The connection is closed automatically when the job exits.
screen
Show last N lines from a job’s in-memory ring buffer (non-blocking). Unlike bgrun tail, this reads from a live memory buffer rather than disk, making it suitable for rapid polling without I/O overhead.
bgrun screen <ID> [--lines <N>]
Flags
| Flag | Description |
|---|---|
--lines <N> | Number of lines to show (default: 20) |
Examples
# Last 20 lines
bgrun screen server
# Last 5 lines
bgrun screen server --lines 5
Output (JSON)
["line 1", "line 2", "line 3"]
Human output prints each line directly.
clean
Remove all terminated (crashed/exited/killed) jobs.
bgrun clean [--workspace <WS>] [--force]
Flags
| Flag | Description |
|---|---|
--workspace <WS> | Only clean jobs in this workspace |
-f / --force | Skip confirmation prompt |
Examples
# Remove all terminated jobs
bgrun clean
# Remove only terminated jobs in a workspace
bgrun clean --workspace myapp
# Skip confirmation
bgrun clean --force
Output (JSON)
{"removed":["abc123","def456"]}
expect
Wait for a pattern to appear in a job’s log output. Returns when the pattern is found or the timeout expires.
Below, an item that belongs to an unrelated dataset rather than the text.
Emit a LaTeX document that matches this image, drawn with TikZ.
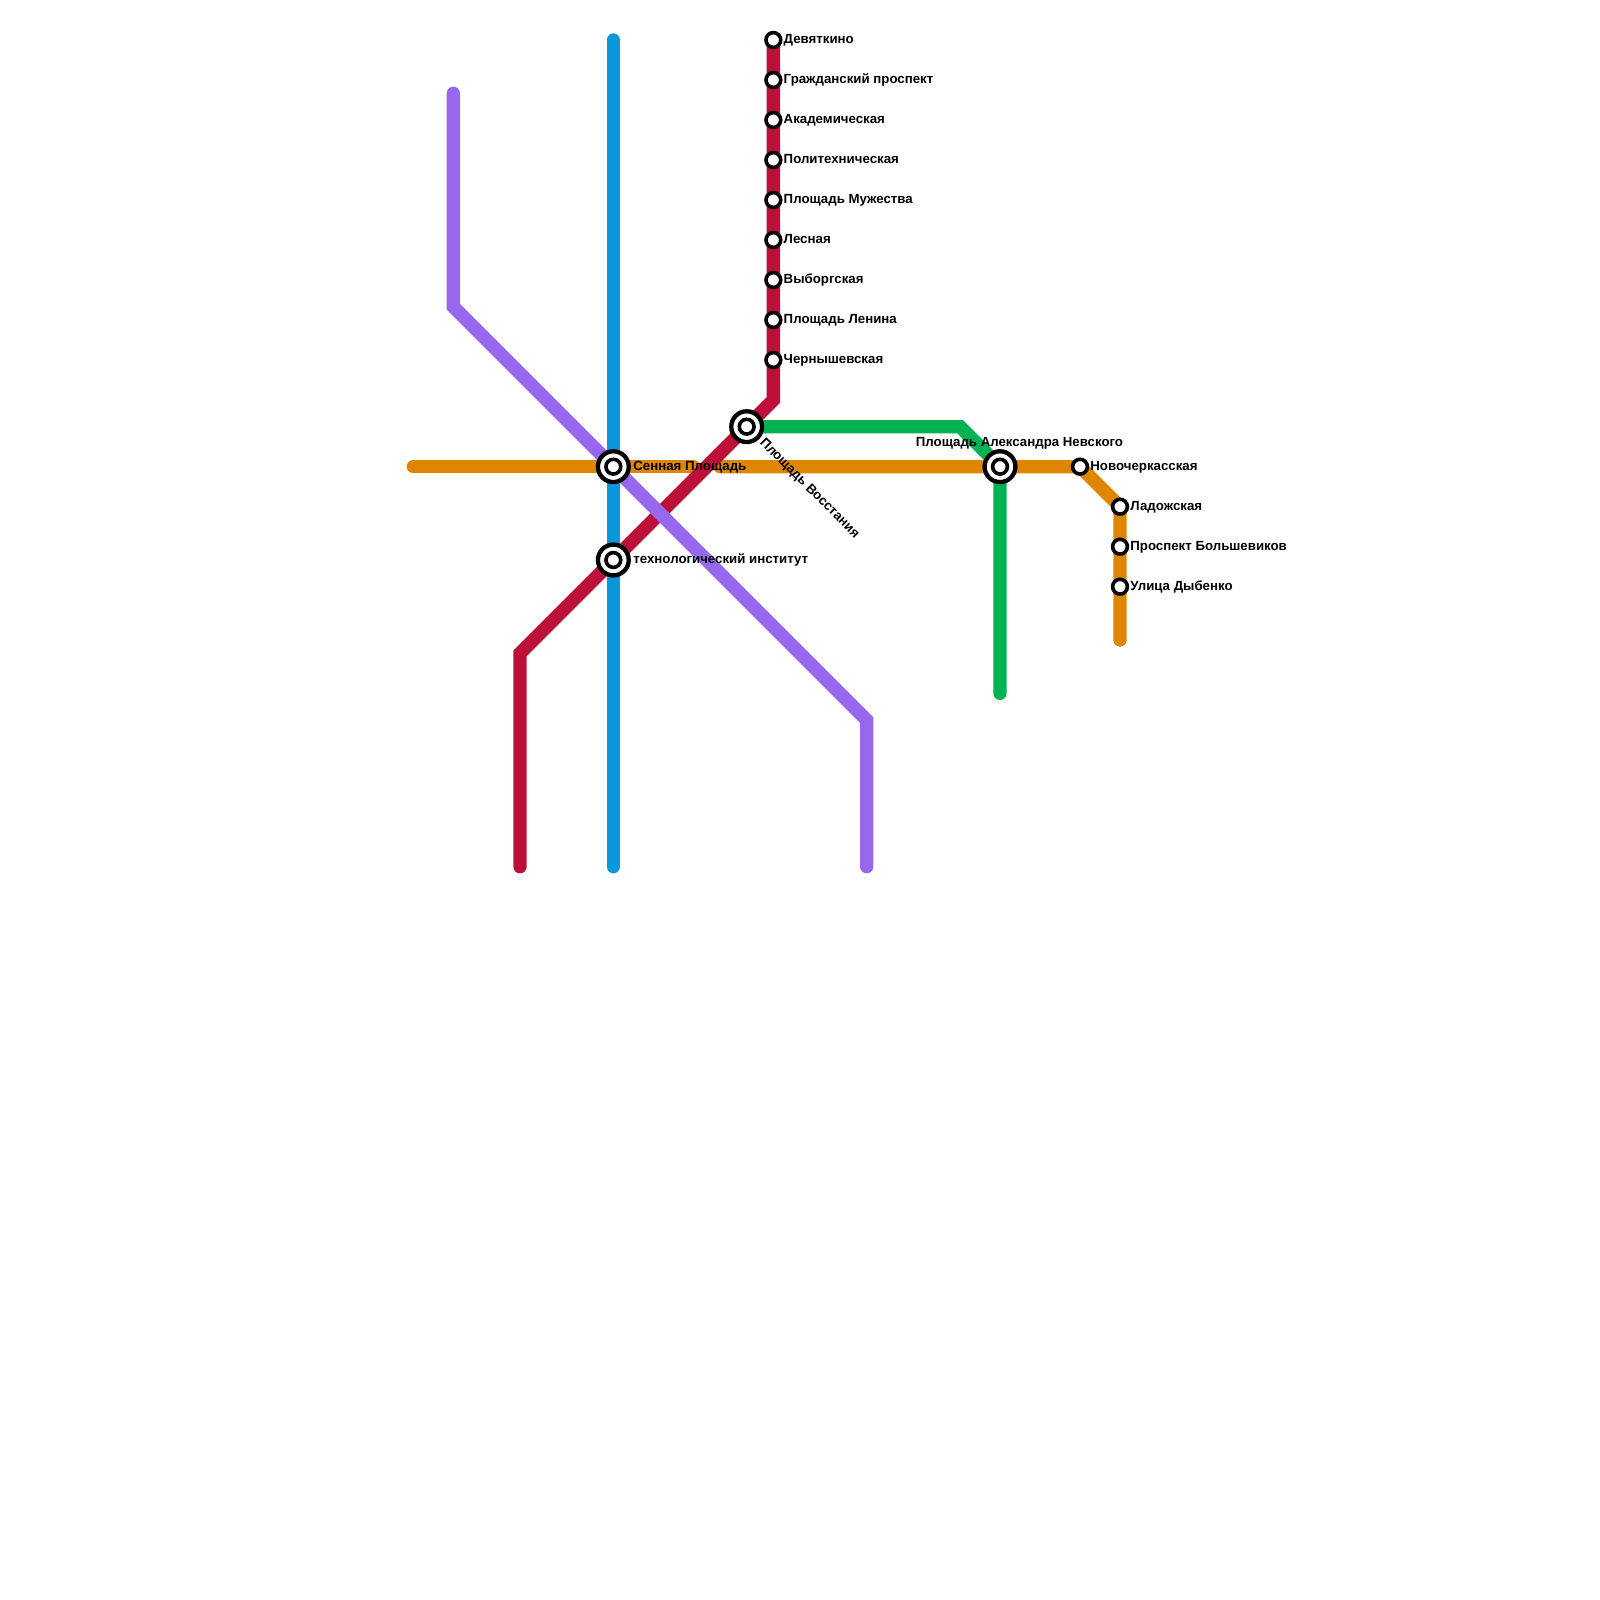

bgrun expect <ID> <PATTERN> [--regex] [--timeout <DURATION>]
Flags
| Flag | Description |
|---|---|
--regex | Treat pattern as a regular expression |
--timeout <D> | Max wait time, e.g. 30s, 5m (default: 60s) |
Examples
# Wait for substring
bgrun expect server "listening on"
# Wait for regex
bgrun expect server "http://localhost:\d+" --regex
# With custom timeout
bgrun expect server "ready" --timeout 10s
Output (JSON) — on match:
{"matched":true,"line_number":42,"content":"listening on :8080"}
On timeout:
{"matched":false,"line_number":null,"content":null}
schema
Print JSON Schema (draft-07) for a command’s argument struct. Designed for AI agents to discover the expected input shape at runtime.
bgrun schema <COMMAND>
Supported commands: run, kill, tail.
Examples
bgrun schema run
bgrun schema kill
bgrun schema tail
Output (JSON) — a standard JSON Schema document with title, type, properties, and required fields.
completions (hidden)
Hidden subcommand for shell autocomplete scripts. Prints tab-separated job information for shell tab-completion, or generates full completion scripts.
bgrun completions --active-ids
bgrun completions --workspaces
bgrun completions --shell fish
bgrun completions --shell bash
bgrun completions --shell zsh
Flags
| Flag | Description |
|---|---|
--active-ids | Print active short IDs with state descriptions |
--workspaces | Print unique active workspaces |
--shell <fish|bash|zsh> | Generate a complete completion script for the given shell |
Installation
# Fish
bgrun completions --shell fish > ~/.config/fish/completions/bgrun.fish
# Bash
bgrun completions --shell bash | sudo tee /etc/bash_completion.d/bgrun
# Zsh
bgrun completions --shell zsh > /usr/local/share/zsh/site-functions/_bgrun
Dynamic completion integration
The --active-ids and --workspaces flags produce live data from the daemon, used by shell functions:
# In ~/.config/fish/completions/bgrun.fish:
complete -c bgrun -n "__fish_seen_subcommand_from status kill wait tail diff send stats attach expect" -a "(bgrun completions --active-ids)"
complete -c bgrun -n "__fish_seen_subcommand_from list kill; and __fish_prev_arg_in --workspace" -a "(bgrun completions --workspaces)"
Interactive menu
Running bgrun without any subcommand opens an interactive TUI menu:
- List & Refresh Jobs — runs
bgrun list - View Job Status/Stats — select a job, shows status and resource stats
- Attach to Interactive PTY — select a job and attach
- Tail Job Logs — select a job, shows last 20 lines
- Kill a Job — select a job and kill it
- Exit Menu
The job list is populated live from the daemon, showing short ID, name, state, and command.
ID resolution
All commands that accept a job ID also accept:
- Full UUID — the canonical job identifier
- Job name — as set with
--name - Unique prefix — at least 4 characters of the UUID that match exactly one job
bgrun status abc1 # prefix match
bgrun status my-server # name match
bgrun status abc12345... # full UUID
Job States
Jobs transition through these states:
Starting ──► Running ──► Ready
│ │
▼ ▼
Exited Crashed (non-zero exit / SIGKILL)
Killed (explicit kill)
A job in any of Starting, Running, or Ready is considered “alive.” Exited, Crashed, and Killed are terminal states.